The developer of a controversial project that pitted YIMBYs against NIMBYs in a high-income Brooklyn neighborhood has won the critical support of local Council member Shahana Hanif.
Hanif’s sign-off did not demand that the developer of the Arrow Linen site in Windsor Terrace decrease the number of units in the mixed-use project. Instead, it increased to 40 percent the number of units that will be set aside for those making an average 60 percent of the area median income. This is more than required by the city’s Mandatory Inclusionary Housing law, which requires about 25 percent affordability and allows for higher rents in those units than Hanif secured.
The City Council’s Land Use Committee unanimously approved a rezoning of the property, clearing the way for a full Council vote.
The final version of Apex Development’s project to rezone 441 and 467 Prospect Avenue in Windsor Terrace is shorter and wider than the initial proposal. It includes two 10-story buildings with 250 apartments, 100 of them affordable, plus a child care center and community space for survivors of domestic violence.
The project is one of the first rezonings up for approval following the City of Yes for Housing Opportunity text amendment, whose tenets allowed more flexibility to make the building bulkier and shorter without reducing the number of units, a spokesperson for Hanif said.
Hanif, whose endorsement essentially determined the fate of the project, called it a “win-win” that would “provide desperately needed affordable housing in Windsor Terrace.”
The proposal now goes back to the Department of City Planning as a formality and then to a vote by the full chamber.
“After a lengthy process, thoughtful modifications were incorporated into the application through a collaborative process,” Apex’s Andrew Esposito said, adding that the affordability and building height changes felt like a “fair and balanced compromise.” He is developing the project for the property’s longtime owners, the Magliocco family.

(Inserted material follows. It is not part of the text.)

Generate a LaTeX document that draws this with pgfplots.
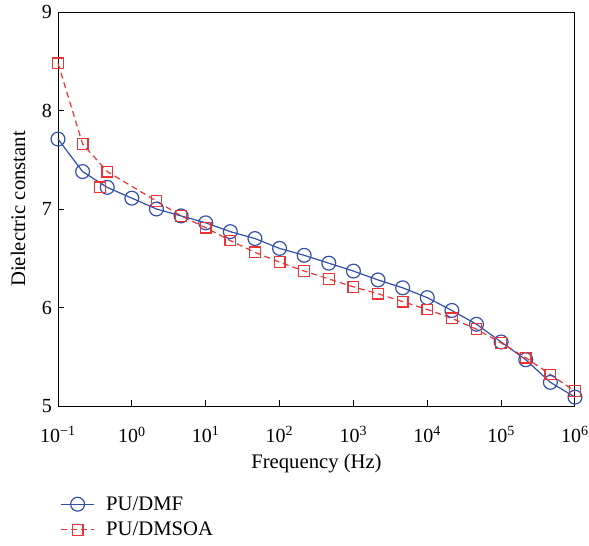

Future plans for the former linen supply factory brought drama to the neighborhood. Hundreds of residents protested the proposed development as too big, its units too expensive. At a recent rally against the project, one resident said the buildings ”would stick up like a couple of big middle fingers,” Brooklyn Reader reported. Another suspected the units would only be affordable for “kids who work at Goldman Sachs.”
The project also had a substantial number of supporters who called the opponents perpetual naysayers.
Arrow Linen, founded in Brooklyn in 1947 by Sicilian immigrant Ambroglio Magliocco, has a modern laundry facility in Garden City, New York. The Magliocco family plans to consolidate their laundry operations elsewhere.